Padahal, menurut Koordinator Komisi Orang Hilang dan Korban Tindak Kekerasan, Munir, calon undang-undang rakyat terlatih sebagaimana RUUPKB bakal menjadi sumber kecemasan masyarakat. Sebab, ketentuan itu juga melegitimasi dominasi militer terhadap masyarakat sipil. Tilik saja kriteria pemberlakuan rakyat terlatih, yang tak diatur secara tegas dalam calon undang-undang tersebut.
Mestinya, menurut Munir, rakyat terlatih diterapkan dalam keadaan perang. Itu pun rakyat hanya bertugas membantu pelayanan publik, bukan ikut berperang. Pada 1962, ketentuan semacam itu diterapkan sewaktu konfrontasi Indonesia dengan Malaysia dan pengembalian Irianjaya ke Indonesia.
Sebaliknya, bila ketentuan itu diberlakukan dalam keadaan normal, rakyat terlatih akan bertugas menghadapi siapa? Pengalaman pahit yang dialami anggota pengamanan swakarsa (pamswakarsa) dalam sidang MPR tahun 1998 ataupun kamra sekarang ini menunjukkan bahwa mereka ternyata digunakan untuk melawan mahasiswa. "Kalau rakyat terlatih dijadikan bemper (bantal pengaman) dan diadu dengan sesama rakyat, jelas itu tidak benar," ujar Munir.
Selain itu, kriteria orang yang bisa dijadikan rakyat terlatih juga sangat bergantung pada TNI. Tak ada mekanisme kontrol pada proses penentuan itu. Tak mustahil kelak, yang dikenai wajib militer adalah tokoh mahasiswa yang sering unjuk rasa atau orang yang dianggap suka mengkritik pemerintah. Dengan kondisi demokrasi yang babak-belur, Munir berpendapat sebaiknya Undang-Undang Rakyat Terlatih tak perlu ada.

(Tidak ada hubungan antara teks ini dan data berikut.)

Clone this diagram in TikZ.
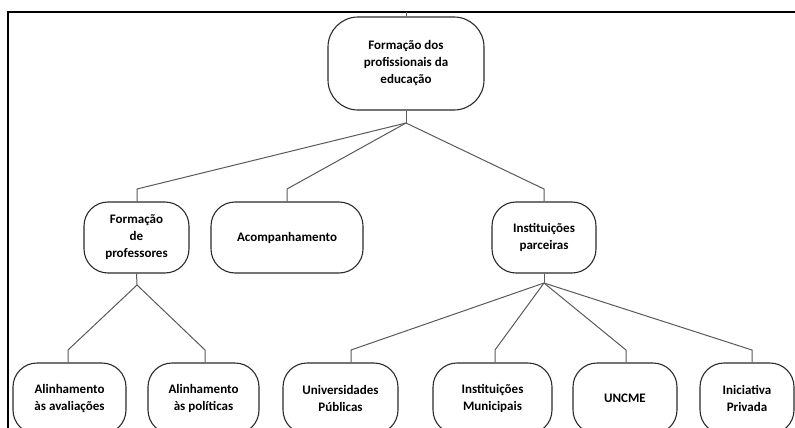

Kritik Munir ditepis dengan keras oleh anggota DPR, Aisyah Amini, dan Kepala Pusat Penerangan TNI, Mayor Jenderal Sudrajat. Menurut kedua tokoh itu, rakyat terlatih bukan merupakan alat perpanjangan tangan militer. "Soal membela negara bukan hanya urusan militer, tapi menjadi kewajiban semua warga negara," kata Aisyah, yang ikut membahas RUUPKB. Lagi pula, konsep pertahanan dan keamanan Indonesia menganut sistem perlawanan rakyat semesta.
Menurut Sudrajat, rakyat terlatih diperlukan baik dalam keadaan normal maupun perang. Alasannya, jumlah tentara diperkirakan tidak cukup untuk menangkal ancaman agresi negara lain atau pemberontakan yang melibatkan pihak asing. "Misalnya, di Sumatra terjadi pemberontakan yang diprovokasi Australia. Tanpa perlu menunggu perang meletus, pasukan rakyat terlatih bisa segera dibentuk dan mereka siap perang," katanya.
Sudrajat juga membantah tudingan bahwa kamra sebagai rakyat terlatih digunakan untuk menghadapi demonstrasi mahasiswa. Justru sekarang terbukti bahwa kamra sangat berguna untuk membantu polisi lalu lintas. "Saya kira, ribut-ribut soal Undang-Undang Rakyat Terlatih akan berakhir bila orang sudah melihat hasilnya," Sudrajat berusaha meyakinkan.